Mr. Stevens has a fine ranch here, plenty of water, nice buildings, and all the conveniences. He is one of Colorado’s best-known cattle men, being a member of the State Commission. We said good-bye to him the next morning and started for the Cochetopa Pass over the Continental Divide. Mr. Stevens had told us that was about the only way a wagon could get over.

It was twelve miles to Gunnison and the road followed the river closely. It was a beautiful morning and we enjoyed this stretch of road very much. We passed many campers’ cabins, all fishermen; also hotels and tents. All the fishermen we interviewed said the fish were not biting, so we felt better. One always feels less dissatisfied with his own failures if other people are likewise unfortunate.

At ten-thirty we reached the town of Gunnison. Here we had a wagon wheel set, one of the horses shod, and bought a few provisions, and on making inquiry were told we would have to cross the Continental Divide via Cochetopa Pass to Salida. We figured this to be seventy-five miles farther than Marshall or Monarch Pass, but were advised not to try Monarch as it was impassable for a wagon. So having had plenty of experience with bad roads we promised to go via Cochetopa, and started out again, leaving Gunnison at 3 P. M. We drove only about six miles when we found a good place to camp and a brook that looked as though there might be trout in it, so we stopped right there.

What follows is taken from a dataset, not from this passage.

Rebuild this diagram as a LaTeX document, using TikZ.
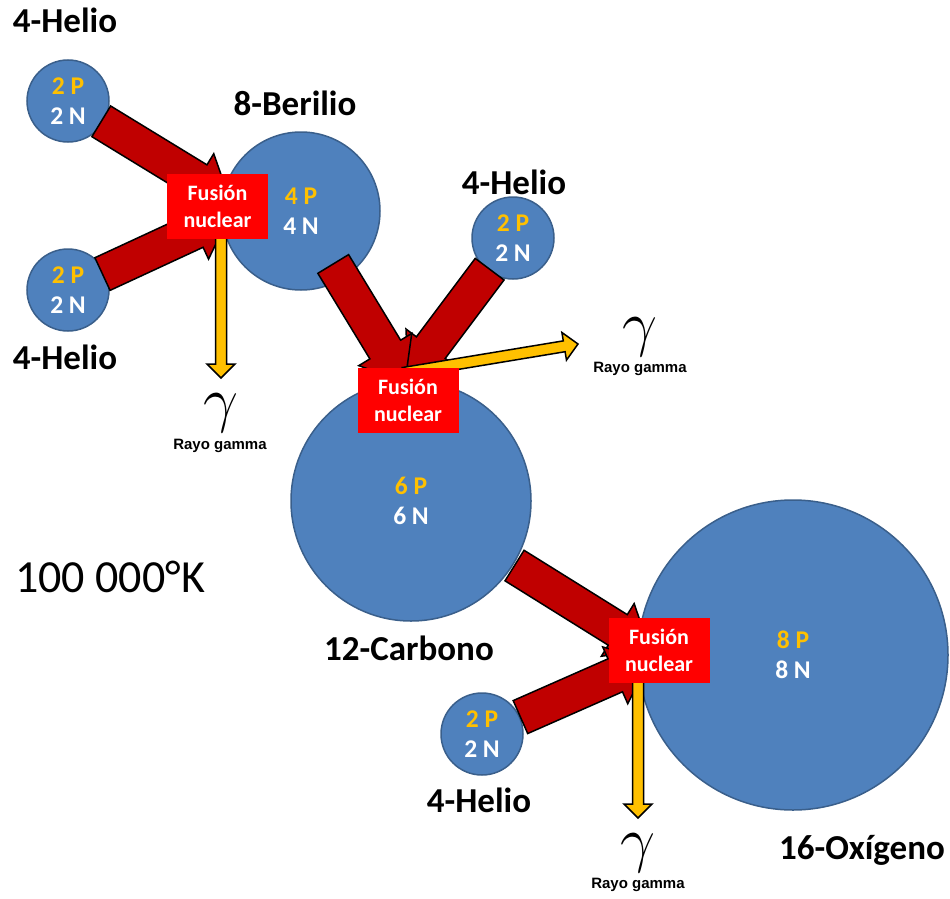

We were at the “parting of the ways.” To go south over Cochetopa was our intention, but Brad thought we were not living up to the record we had made up to date unless we went straight east over Monarch. He thought we would not know whether we had been told the truth or not, unless we tried to get over; and that seventy-five miles looked a long distance out of the way to me, so we were glad of a chance to stop at the “parting of the ways” to consider.

A CAMP SITE ON THE GUNNISON

About this time a “schooner” came down the road from the direction of Monarch, and we could not resist the temptation to hail them and inquire if they had come over Monarch Pass, and were delighted to find that they had come over that way from Salida. They had travelled from Oklahoma and were going to Delta, one of the towns we had come through, to take up some fruit land. We could not tell them much about Delta, but they told us all we wanted to know about Monarch Pass. They had come over, and that was enough for us. We could do anything anybody else did, or we thought so. However, I did ask how the trail was and if they thought we could get over. Claudie (as his wife called him) said: “Well, we got over, and I only tipped the old lady and kids over once, but I imagine it is harder getting up from this side.” The “old lady,” a buxom young woman of about twenty-four, laughed and said they were not hurt any and she thought we could get over if we had come from California without a smashup.

So we settled it right there that we would go over the Continental Divide at Monarch Pass, or break something, and so while the boys fished we got supper. They came back without a fish, but after supper caught three, two rainbow and one brook trout, about half a pound each.

The next morning we started for Sargent, a little town at the foot of Marshall Pass and just south of the trail over Monarch Pass. The roads were good, and, although we were climbing up all day, we made about twenty-four miles and camped one mile from Sargent. On the way the boys tried to catch some fish in a brook, but without success.

We find the deer flies bother the horses a good deal during the day and at night the mosquitoes are a pest, but by 9 P. M. the cold drives them away. We have beautiful warm days, but up here in the mountains the nights are cold.